**Work instructions**
Starting at the first line of the data, print each line verbatim up to and including the line bearing "const ticksRightA = [0, 0.2, 0.4, 0.6, 0.8, 1];", omitting pictures.

-*-

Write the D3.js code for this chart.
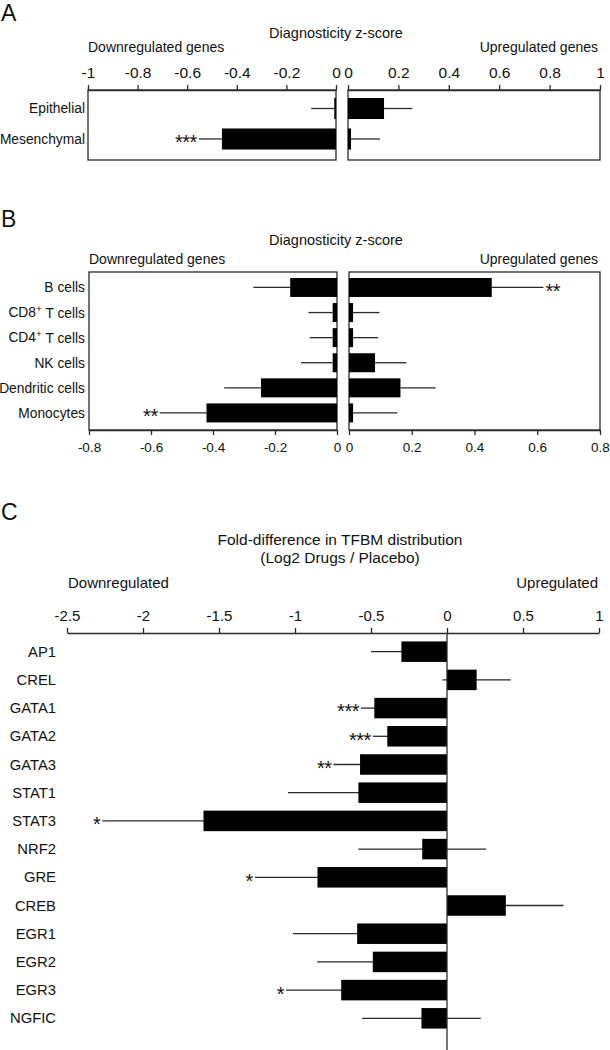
<!DOCTYPE html>
<html>
<head>
<meta charset="utf-8">
<script src="https://cdn.jsdelivr.net/npm/d3@7/dist/d3.min.js"></script>
<style>
  html, body { margin: 0; padding: 0; background: #fff; }
  svg { display: block; }
  text { font-family: "Liberation Sans", Arial, Helvetica, sans-serif; fill: #111; }
</style>
</head>
<body>
<svg id="chart" width="610" height="1050"></svg>
<script>
// ---------------- Panel A data ----------------
const catsA = ["Epithelial", "Mesenchymal"];
const downA = [-0.007, -0.46];
const downErrA = [0.093, 0.093];
const upA = [0.143, 0.012];
const upErrA = [0.112, 0.115];
const sigDownA = ["", "***"];
const sigUpA = ["", ""];
const ticksLeftA = [-1, -0.8, -0.6, -0.4, -0.2, 0];
const ticksRightA = [0, 0.2, 0.4, 0.6, 0.8, 1];

// ---------------- Panel B data ----------------
const catsB = ["B cells", "CD8+ T cells", "CD4+ T cells", "NK cells", "Dendritic cells", "Monocytes"];
const downB = [-0.151, -0.014, -0.014, -0.014, -0.245, -0.421];
const downErrB = [0.119, 0.078, 0.074, 0.102, 0.119, 0.151];
const upB = [0.455, 0.013, 0.013, 0.083, 0.164, 0.013];
const upErrB = [0.165, 0.084, 0.080, 0.100, 0.112, 0.141];
const sigDownB = ["", "", "", "", "", "**"];
const sigUpB = ["**", "", "", "", "", ""];
const ticksLeftB = [-0.8, -0.6, -0.4, -0.2, 0];
const ticksRightB = [0, 0.2, 0.4, 0.6, 0.8];

// ---------------- Panel C data ----------------
const catsC = ["AP1", "CREL", "GATA1", "GATA2", "GATA3", "STAT1", "STAT3", "NRF2", "GRE", "CREB", "EGR1", "EGR2", "EGR3", "NGFIC"];
const valC = [-0.30, 0.195, -0.478, -0.393, -0.572, -0.583, -1.602, -0.163, -0.852, 0.387, -0.591, -0.488, -0.696, -0.168];
const errC = [0.20, 0.225, 0.088, 0.095, 0.175, 0.463, 0.666, 0.42, 0.412, 0.379, 0.422, 0.367, 0.363, 0.39];
const sigC = ["", "", "***", "***", "**", "", "*", "", "*", "", "", "", "*", ""];
const ticksC = [-2.5, -2, -1.5, -1, -0.5, 0, 0.5, 1];

const svg = d3.select("#chart");
const LINE = "#2a2a2a";
const FONT = '"Liberation Sans", Arial, Helvetica, sans-serif';

function panelLetter(t, x, y) {
  svg.append("text").attr("x", x).attr("y", y).attr("font-size", 23).text(t);
}

function styleAxis(g, fs) {
  g.selectAll("line").attr("stroke", LINE).attr("stroke-width", 1.3);
  g.selectAll("path").attr("stroke", LINE).attr("stroke-width", 1.3);
  g.selectAll("text").attr("font-size", fs).attr("font-family", FONT).attr("fill", "#111");
}

function catLabel(g, label, x, y, fs) {
  const t = g.append("text").attr("x", x).attr("y", y).attr("dy", "0.35em")
    .attr("text-anchor", "end").attr("font-size", fs);
  const m = label.match(/^(CD\d)\+(.*)$/);
  if (m) {
    t.append("tspan").text(m[1]);
    t.append("tspan").attr("font-size", fs * 0.72).attr("dy", "-0.55em").text("+");
    t.append("tspan").attr("dy", "0.42em").text(m[2]);
  } else {
    t.text(label);
  }
}

function stars(g, s, x, y, anchor, fs) {
  if (!s) return;
  g.append("text").attr("x", x).attr("y", y + fs * 0.52).attr("text-anchor", anchor)
    .attr("font-size", fs).attr("letter-spacing", -0.5).text(s);
}

// Draws the split (down / up) diverging panel
function splitPanel(opts) {
  const g = svg.append("g");
  const xL = d3.scaleLinear().domain([opts.ticksLeft[0], 0]).range([opts.x0, opts.x1]);
  const xR = d3.scaleLinear().domain([0, opts.ticksRight[opts.ticksRight.length - 1]]).range([opts.x2, opts.x3]);
  const y = d3.scaleBand().domain(opts.cats).range(opts.yRange).paddingInner(opts.padIn).paddingOuter(opts.padOut);
  const bw = y.bandwidth();

  // boxes
  [[opts.x0, opts.x1], [opts.x2, opts.x3]].forEach(([a, b]) => {
    g.append("rect").attr("x", a).attr("y", opts.top).attr("width", b - a)
      .attr("height", opts.bottom - opts.top).attr("fill", "none")
      .attr("stroke", LINE).attr("stroke-width", 1.3);
  });

  // axes
  const axisFn = opts.axisTop ? d3.axisTop : d3.axisBottom;
  const ay = opts.axisTop ? opts.top : opts.bottom;
  const aL = g.append("g").attr("transform", `translate(0,${ay})`)
    .call(axisFn(xL).tickValues(opts.ticksLeft).tickFormat(d => String(d)).tickSize(5).tickSizeOuter(0).tickPadding(opts.tickPad));
  const aR = g.append("g").attr("transform", `translate(0,${ay})`)
    .call(axisFn(xR).tickValues(opts.ticksRight).tickFormat(d => String(d)).tickSize(5).tickSizeOuter(0).tickPadding(opts.tickPad));
  styleAxis(aL, opts.tickFs); styleAxis(aR, opts.tickFs);

  opts.cats.forEach((c, i) => {
    const cy = y(c) + bw / 2;
    // down side
    const vd = opts.down[i];
    const ed = vd - opts.downErr[i];
    g.append("line").attr("x1", xL(vd)).attr("x2", xL(ed)).attr("y1", cy).attr("y2", cy)
      .attr("stroke", LINE).attr("stroke-width", 1.3);
    g.append("rect").attr("x", xL(vd)).attr("y", y(c)).attr("width", xL(0) - xL(vd)).attr("height", bw).attr("fill", "#000");
    stars(g, opts.sigDown[i], xL(ed) - 2, cy, "end", opts.starFs);
    // up side
    const vu = opts.up[i];
    const eu = vu + opts.upErr[i];
    g.append("line").attr("x1", xR(vu)).attr("x2", xR(eu)).attr("y1", cy).attr("y2", cy)
      .attr("stroke", LINE).attr("stroke-width", 1.3);
    g.append("rect").attr("x", xR(0)).attr("y", y(c)).attr("width", xR(vu) - xR(0)).attr("height", bw).attr("fill", "#000");
    stars(g, opts.sigUp[i], xR(eu) + 2, cy, "start", opts.starFs);
    catLabel(g, c, opts.labelX, cy, opts.catFs);
  });

  // titles
  g.append("text").attr("x", opts.titleX).attr("y", opts.titleY).attr("dy", "0.35em")
    .attr("text-anchor", "middle").attr("font-size", 14.5).text("Diagnosticity z-score");
  g.append("text").attr("x", opts.x0).attr("y", opts.subY).attr("dy", "0.35em")
    .attr("font-size", 14).text("Downregulated genes");
  g.append("text").attr("x", 598).attr("y", opts.subY).attr("dy", "0.35em")
    .attr("text-anchor", "end").attr("font-size", 14).text("Upregulated genes");
}

// ---------- Panel A ----------
panelLetter("A", 1, 21);
splitPanel({
  cats: catsA, down: downA, downErr: downErrA, up: upA, upErr: upErrA,
  sigDown: sigDownA, sigUp: sigUpA, ticksLeft: ticksLeftA, ticksRight: ticksRightA,
  x0: 88, x1: 336, x2: 348, x3: 600, top: 90, bottom: 160,
  yRange: [93.4, 154.1], padIn: 0.31, padOut: 0.15,
  axisTop: true, tickPad: 7, tickFs: 15.5, catFs: 13.8, starFs: 20,
  labelX: 85, titleX: 336, titleY: 33, subY: 47
});

// ---------- Panel B ----------
panelLetter("B", 1, 227);
splitPanel({
  cats: catsB, down: downB, downErr: downErrB, up: upB, upErr: upErrB,
  sigDown: sigDownB, sigUp: sigUpB, ticksLeft: ticksLeftB, ticksRight: ticksRightB,
  x0: 89, x1: 337, x2: 349, x3: 600, top: 272, bottom: 430,
  yRange: [274.2, 426.2], padIn: 0.243, padOut: 0.15,
  axisTop: false, tickPad: 7, tickFs: 13.5, catFs: 13.8, starFs: 20,
  labelX: 85, titleX: 336, titleY: 240, subY: 259
});

// ---------- Panel C ----------
panelLetter("C", 1, 520);
(function () {
  const g = svg.append("g");
  const axisY = 633;
  const x = d3.scaleLinear().domain([ticksC[0], ticksC[ticksC.length - 1]]).range([67, 599]);
  const y = d3.scaleBand().domain(catsC).range([637.2, 1032.8]).paddingInner(0.273).paddingOuter(0.15);
  const bw = y.bandwidth();

  g.append("text").attr("x", 340).attr("y", 540).attr("dy", "0.35em").attr("text-anchor", "middle")
    .attr("font-size", 15.5).text("Fold-difference in TFBM distribution");
  g.append("text").attr("x", 340).attr("y", 558).attr("dy", "0.35em").attr("text-anchor", "middle")
    .attr("font-size", 15.5).text("(Log2 Drugs / Placebo)");
  g.append("text").attr("x", 68).attr("y", 583).attr("dy", "0.35em").attr("font-size", 15).text("Downregulated");
  g.append("text").attr("x", 598).attr("y", 583).attr("dy", "0.35em").attr("text-anchor", "end").attr("font-size", 15).text("Upregulated");

  const ax = g.append("g").attr("transform", `translate(0,${axisY})`)
    .call(d3.axisTop(x).tickValues(ticksC).tickFormat(d => String(d)).tickSize(5).tickSizeOuter(0).tickPadding(7));
  styleAxis(ax, 15);

  catsC.forEach((c, i) => {
    const cy = y(c) + bw / 2;
    const v = valC[i];
    const lo = v - errC[i], hi = v + errC[i];
    g.append("line").attr("x1", x(lo)).attr("x2", x(hi)).attr("y1", cy).attr("y2", cy)
      .attr("stroke", LINE).attr("stroke-width", 1.3);
    g.append("rect").attr("x", Math.min(x(v), x(0))).attr("y", y(c))
      .attr("width", Math.abs(x(v) - x(0))).attr("height", bw).attr("fill", "#000");
    if (sigC[i]) {
      const sx = v < 0 ? x(lo) - 2 : x(hi) + 2;
      stars(g, sigC[i], sx, cy, v < 0 ? "end" : "start", 20);
    }
    catLabel(g, c, 56, cy, 14.8);
  });

  // zero line
  g.append("line").attr("x1", x(0)).attr("x2", x(0)).attr("y1", axisY).attr("y2", 1050)
    .attr("stroke", LINE).attr("stroke-width", 1.3);
})();
</script>
</body>
</html>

-*-

**The solution**
Write the D3.js code for this chart.
<!DOCTYPE html>
<html>
<head>
<meta charset="utf-8">
<script src="https://cdn.jsdelivr.net/npm/d3@7/dist/d3.min.js"></script>
<style>
  html, body { margin: 0; padding: 0; background: #fff; }
  svg { display: block; }
  text { font-family: "Liberation Sans", Arial, Helvetica, sans-serif; fill: #111; }
</style>
</head>
<body>
<svg id="chart" width="610" height="1050"></svg>
<script>
// ---------------- Panel A data ----------------
const catsA = ["Epithelial", "Mesenchymal"];
const downA = [-0.007, -0.46];
const downErrA = [0.093, 0.093];
const upA = [0.143, 0.012];
const upErrA = [0.112, 0.115];
const sigDownA = ["", "***"];
const sigUpA = ["", ""];
const ticksLeftA = [-1, -0.8, -0.6, -0.4, -0.2, 0];
const ticksRightA = [0, 0.2, 0.4, 0.6, 0.8, 1];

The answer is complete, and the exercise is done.